Just about all of us have made a bad mistake before. Sometimes we were at the wrong place at the wrong time, or we misjudged others’ character and spent time with the wrong people. Unfortunately for some individuals, a single mistake can result in a criminal record, which reflects the person’s arrest, criminal charges, or conviction. A criminal record affects many aspects of a person’s life, such as employment, housing, the ability to get a professional license and join the military, obtaining a college scholarship, and joining the Armed Forces. While most convictions cannot be removed from a person’s criminal record, Texas law does permit certain information about arrests, charges and convictions to be permanently removed from a person’s record. This process is called expungement.
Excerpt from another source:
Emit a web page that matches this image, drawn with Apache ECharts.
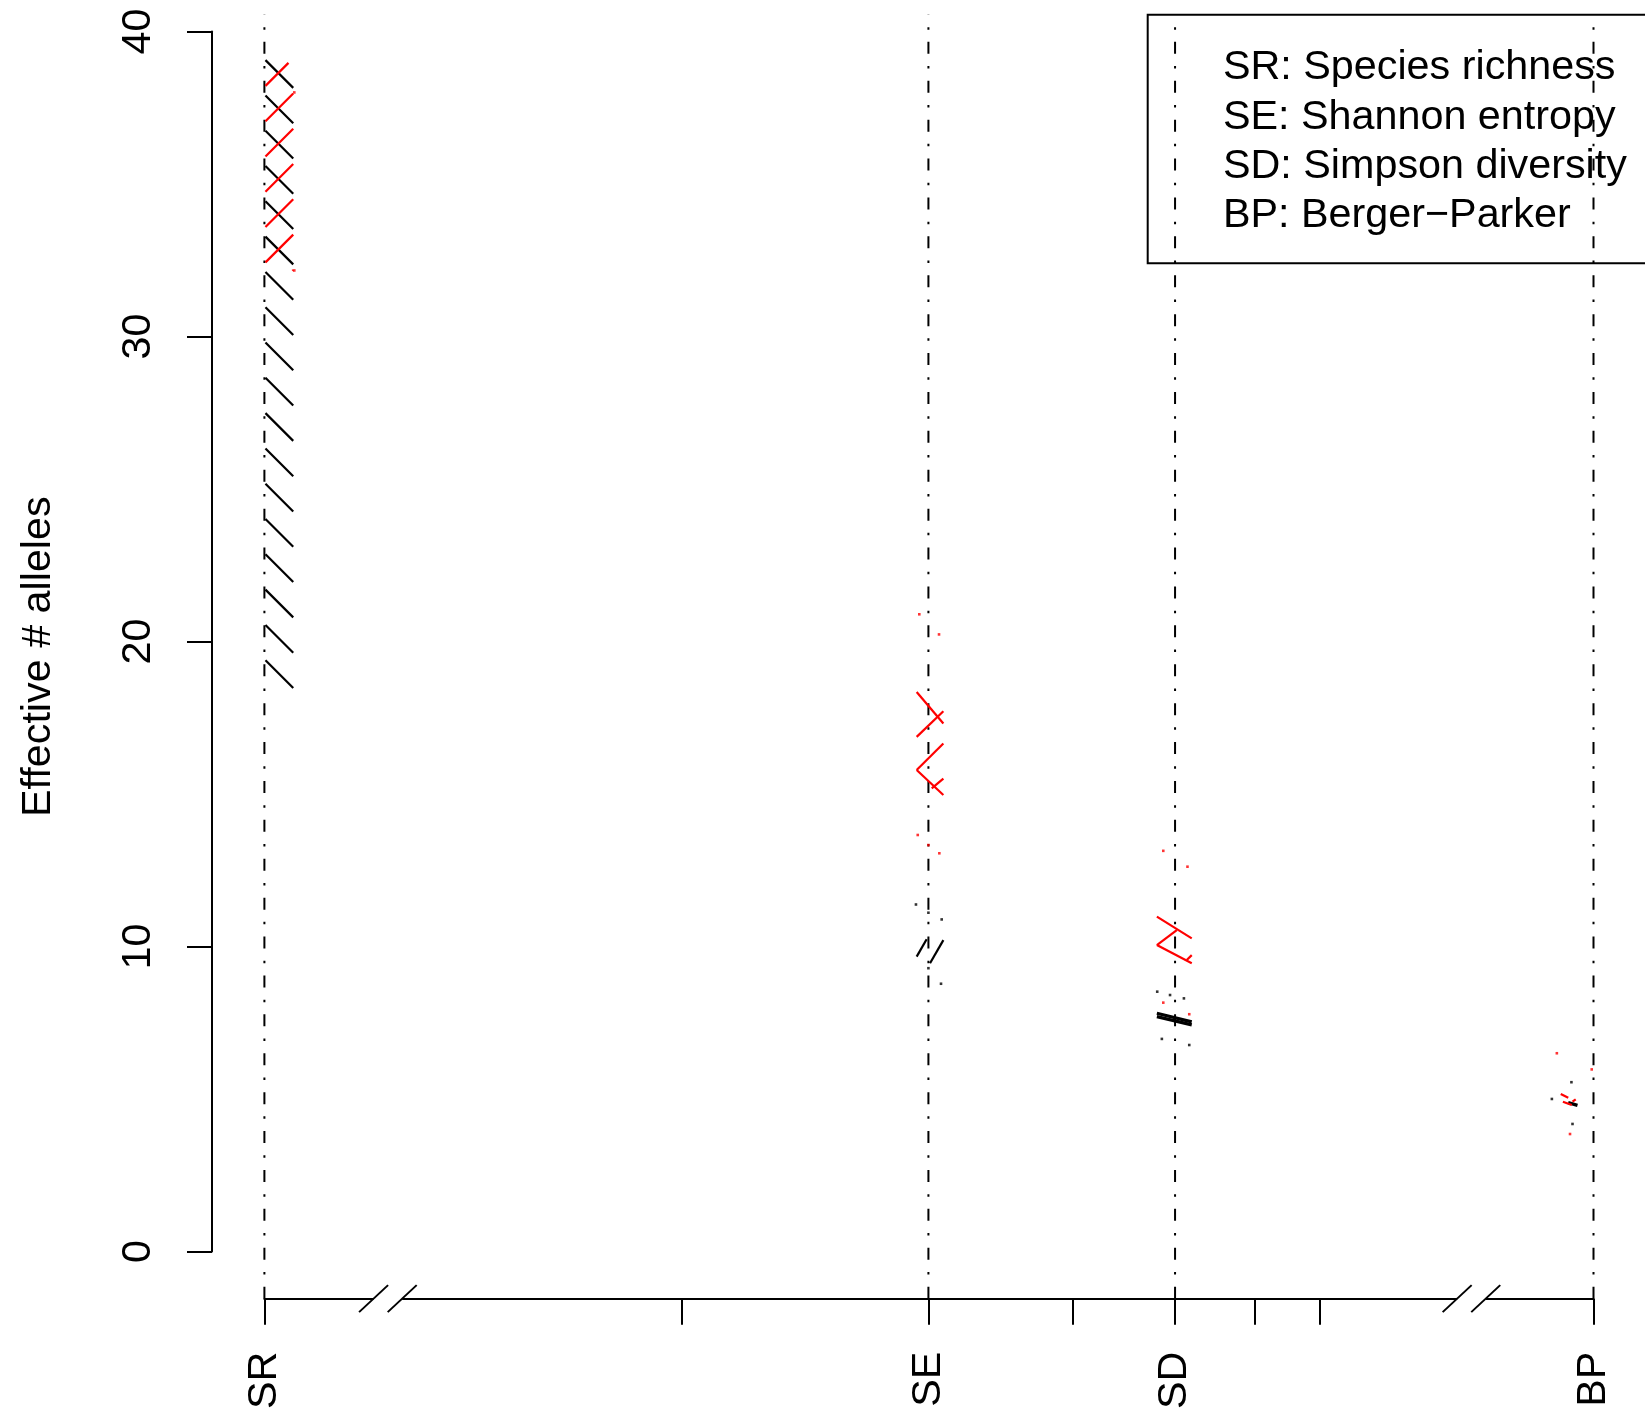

Once a criminal record has been expunged, the person can legally deny that an incident occurred.
What Qualifies for Expunction?
The following types of records are eligible for expunction in Texas:
- Arrests for crimes that not lead to formal charges.
- Criminal charges that were dismissed.
- Certain misdemeanor juvenile offenses.
- Convictions for certain alcohol offenses committed by minors.
- Convictions for minors who failed to attend school.
- Arrests, charges and convictions of people accused of identity theft, which was actually committed by someone else who was arrested, charged or convicted of the crime.
- Convictions that were later acquitted.
- Convictions for crimes that were ultimately pardoned by the U.S. President or the Governor of Texas.
The courts will NOT issue an expunction in the following circumstances:
- Adults who received deferred adjudication.
- Adults who received probation.
- Adults who were convicted of a felony within five years of the arrest they are trying to expunge.
- Offenses that are a part of a “criminal episode” and the defendant is facing other charges for the same criminal episode, and the defendant has charges pending for a different crime from the same episode, or the defendant was convicted of another crime that was part of the same episode.
- The defendant’s felony was dismissed, but the statute of limitations has not expired for the felony offense.
A note about juvenile offenses: In many cases, juvenile offenses can be expunged. For example, misdemeanor convictions committed by juveniles under 17 punishable by a fine, offenses committed under the Alcoholic Beverage Code and failures to attend school can be expunged under Texas law.